K3s's builtin containerd does not support the zfs snapshotter. However, it is possible to configure it to use an external containerd:

  virtualisation.containerd = {
    enable = true;
    settings =
      let
        fullCNIPlugins = pkgs.buildEnv {
          name = "full-cni";
          paths = with pkgs;[
            cni-plugins
            cni-plugin-flannel
          ];
        };
      in {
        plugins."io.containerd.grpc.v1.cri".cni = {
          bin_dir = "${fullCNIPlugins}/bin";
          conf_dir = "/var/lib/rancher/k3s/agent/etc/cni/net.d/";
        };
      };
  };
  # TODO describe how to enable zfs snapshotter in containerd
  services.k3s.extraFlags = toString [
    "--container-runtime-endpoint unix:///run/containerd/containerd.sock"
  ];

Network policies

The current k3s derivation doesn't include ipset package, which is required by the network policy controller.

k3s logs

level=warning msg="Skipping network policy controller start, ipset unavailable: ipset utility not found"

There is an open pull request to fix it https://github.com/NixOS/nixpkgs/pull/176520#pullrequestreview-1304593562. Until then, the package can be added to k3s's path as follows

  systemd.services.k3s.path = [ pkgs.ipset ];

Nvidia support

To use Nvidia GPU in the cluster the nvidia-container-runtime and runc are needed.

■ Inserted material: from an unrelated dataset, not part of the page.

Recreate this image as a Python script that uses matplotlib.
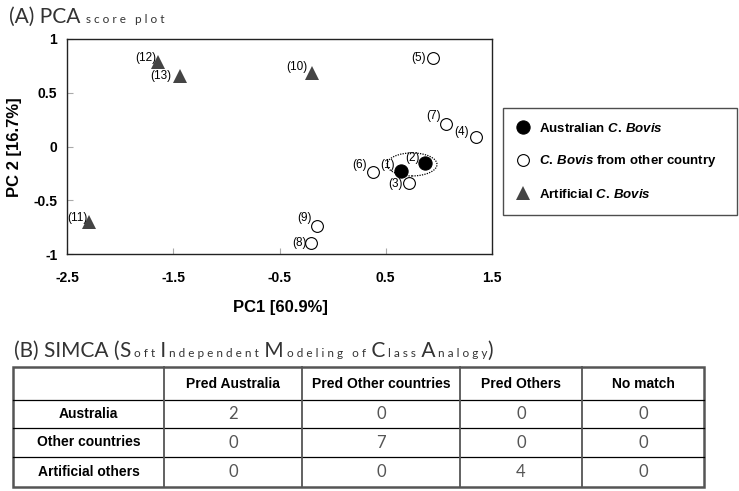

To get the two components it suffices to add the following to the configuration

virtualisation.docker = {
  enable = true;
  enableNvidia = true;
};
environment.systemPackages = with pkgs; [ docker runc ];

Note, using docker here is a workaround, it will install nvidia-container-runtime and that will cause it to be accessible via /run/current-system/sw/bin/nvidia-container-runtime, currently its not directly accessible in nixpkgs.

You now need to create a new file in /var/lib/rancher/k3s/agent/etc/containerd/config.toml.tmpl with the following

{{ template "base" . }}

[plugins."io.containerd.grpc.v1.cri".containerd.runtimes.nvidia]
  privileged_without_host_devices = false
  runtime_engine = ""
  runtime_root = ""
  runtime_type = "io.containerd.runc.v2"

[plugins."io.containerd.grpc.v1.cri".containerd.runtimes.nvidia.options]
  BinaryName = "/run/current-system/sw/bin/nvidia-container-runtime"

Note here we are pointing the nvidia runtime to "/run/current-system/sw/bin/nvidia-container-runtime".

Now apply the following runtime class to k3s cluster:

apiVersion: node.k8s.io/v1
handler: nvidia
kind: RuntimeClass
metadata:
  labels:
    app.kubernetes.io/component: gpu-operator
  name: nvidia

Following k8s-device-plugin install the helm chart with runtimeClassName: nvidia set. In order to passthrough the nvidia card into the container, your deployments spec must contain - runtimeClassName: nvidia - env:

   - name: NVIDIA_VISIBLE_DEVICES
     value: all
   - name: NVIDIA_DRIVER_CAPABILITIES
     value: all

to test its working exec onto a pod and run nvidia-smi. For more configurability of nvidia related matters in k3s look in k3s-docs

Troubleshooting

Raspberry Pi not working

If the k3s.service/k3s server does not start and gives you the error FATA[0000] failed to find memory cgroup (v2) Here's the github issue: https://github.com/k3s-io/k3s/issues/2067 .

To fix the problem, you can add these things to your configuration.nix.

  boot.kernelParams = [
    "cgroup_enable=cpuset" "cgroup_memory=1" "cgroup_enable=memory"
  ];